------ AVAILABLE DATA

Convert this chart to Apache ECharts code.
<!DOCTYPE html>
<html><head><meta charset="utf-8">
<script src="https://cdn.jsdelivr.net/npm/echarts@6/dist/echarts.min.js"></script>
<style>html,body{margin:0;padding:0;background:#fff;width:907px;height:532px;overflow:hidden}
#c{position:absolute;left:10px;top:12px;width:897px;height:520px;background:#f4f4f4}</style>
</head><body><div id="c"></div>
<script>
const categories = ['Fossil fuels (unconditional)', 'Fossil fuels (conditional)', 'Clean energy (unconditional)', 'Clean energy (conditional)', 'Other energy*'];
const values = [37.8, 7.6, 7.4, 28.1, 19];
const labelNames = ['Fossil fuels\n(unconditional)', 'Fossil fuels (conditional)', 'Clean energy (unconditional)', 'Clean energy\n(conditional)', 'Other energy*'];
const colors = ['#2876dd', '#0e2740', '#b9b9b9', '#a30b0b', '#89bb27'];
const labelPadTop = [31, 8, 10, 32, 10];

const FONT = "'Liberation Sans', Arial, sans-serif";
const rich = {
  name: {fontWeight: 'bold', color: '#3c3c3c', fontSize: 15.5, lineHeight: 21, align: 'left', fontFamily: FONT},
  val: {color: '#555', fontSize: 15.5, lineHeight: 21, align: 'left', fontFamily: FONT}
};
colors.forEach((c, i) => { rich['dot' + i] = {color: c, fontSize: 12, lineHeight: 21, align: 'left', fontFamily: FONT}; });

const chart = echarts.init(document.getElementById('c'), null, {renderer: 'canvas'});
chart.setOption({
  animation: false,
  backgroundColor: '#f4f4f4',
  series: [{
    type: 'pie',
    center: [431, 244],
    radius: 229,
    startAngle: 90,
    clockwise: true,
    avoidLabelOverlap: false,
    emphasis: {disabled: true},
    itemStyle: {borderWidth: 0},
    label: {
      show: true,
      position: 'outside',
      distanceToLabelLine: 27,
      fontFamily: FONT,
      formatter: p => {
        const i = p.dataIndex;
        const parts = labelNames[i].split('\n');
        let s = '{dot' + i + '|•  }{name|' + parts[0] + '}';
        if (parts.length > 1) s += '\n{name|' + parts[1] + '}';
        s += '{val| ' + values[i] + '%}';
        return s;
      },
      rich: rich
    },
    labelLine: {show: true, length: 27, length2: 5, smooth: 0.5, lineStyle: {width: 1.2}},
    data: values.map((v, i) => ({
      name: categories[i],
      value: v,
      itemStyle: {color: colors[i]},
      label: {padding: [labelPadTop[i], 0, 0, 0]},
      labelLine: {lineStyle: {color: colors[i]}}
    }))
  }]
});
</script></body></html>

------------

▶ _WHAT NEEDS TO BE DONE_:
Take the listing above and set it down exactly.

▶ _RESULT BELOW_:
Convert this chart to Apache ECharts code.
<!DOCTYPE html>
<html><head><meta charset="utf-8">
<script src="https://cdn.jsdelivr.net/npm/echarts@6/dist/echarts.min.js"></script>
<style>html,body{margin:0;padding:0;background:#fff;width:907px;height:532px;overflow:hidden}
#c{position:absolute;left:10px;top:12px;width:897px;height:520px;background:#f4f4f4}</style>
</head><body><div id="c"></div>
<script>
const categories = ['Fossil fuels (unconditional)', 'Fossil fuels (conditional)', 'Clean energy (unconditional)', 'Clean energy (conditional)', 'Other energy*'];
const values = [37.8, 7.6, 7.4, 28.1, 19];
const labelNames = ['Fossil fuels\n(unconditional)', 'Fossil fuels (conditional)', 'Clean energy (unconditional)', 'Clean energy\n(conditional)', 'Other energy*'];
const colors = ['#2876dd', '#0e2740', '#b9b9b9', '#a30b0b', '#89bb27'];
const labelPadTop = [31, 8, 10, 32, 10];

const FONT = "'Liberation Sans', Arial, sans-serif";
const rich = {
  name: {fontWeight: 'bold', color: '#3c3c3c', fontSize: 15.5, lineHeight: 21, align: 'left', fontFamily: FONT},
  val: {color: '#555', fontSize: 15.5, lineHeight: 21, align: 'left', fontFamily: FONT}
};
colors.forEach((c, i) => { rich['dot' + i] = {color: c, fontSize: 12, lineHeight: 21, align: 'left', fontFamily: FONT}; });

const chart = echarts.init(document.getElementById('c'), null, {renderer: 'canvas'});
chart.setOption({
  animation: false,
  backgroundColor: '#f4f4f4',
  series: [{
    type: 'pie',
    center: [431, 244],
    radius: 229,
    startAngle: 90,
    clockwise: true,
    avoidLabelOverlap: false,
    emphasis: {disabled: true},
    itemStyle: {borderWidth: 0},
    label: {
      show: true,
      position: 'outside',
      distanceToLabelLine: 27,
      fontFamily: FONT,
      formatter: p => {
        const i = p.dataIndex;
        const parts = labelNames[i].split('\n');
        let s = '{dot' + i + '|•  }{name|' + parts[0] + '}';
        if (parts.length > 1) s += '\n{name|' + parts[1] + '}';
        s += '{val| ' + values[i] + '%}';
        return s;
      },
      rich: rich
    },
    labelLine: {show: true, length: 27, length2: 5, smooth: 0.5, lineStyle: {width: 1.2}},
    data: values.map((v, i) => ({
      name: categories[i],
      value: v,
      itemStyle: {color: colors[i]},
      label: {padding: [labelPadTop[i], 0, 0, 0]},
      labelLine: {lineStyle: {color: colors[i]}}
    }))
  }]
});
</script></body></html>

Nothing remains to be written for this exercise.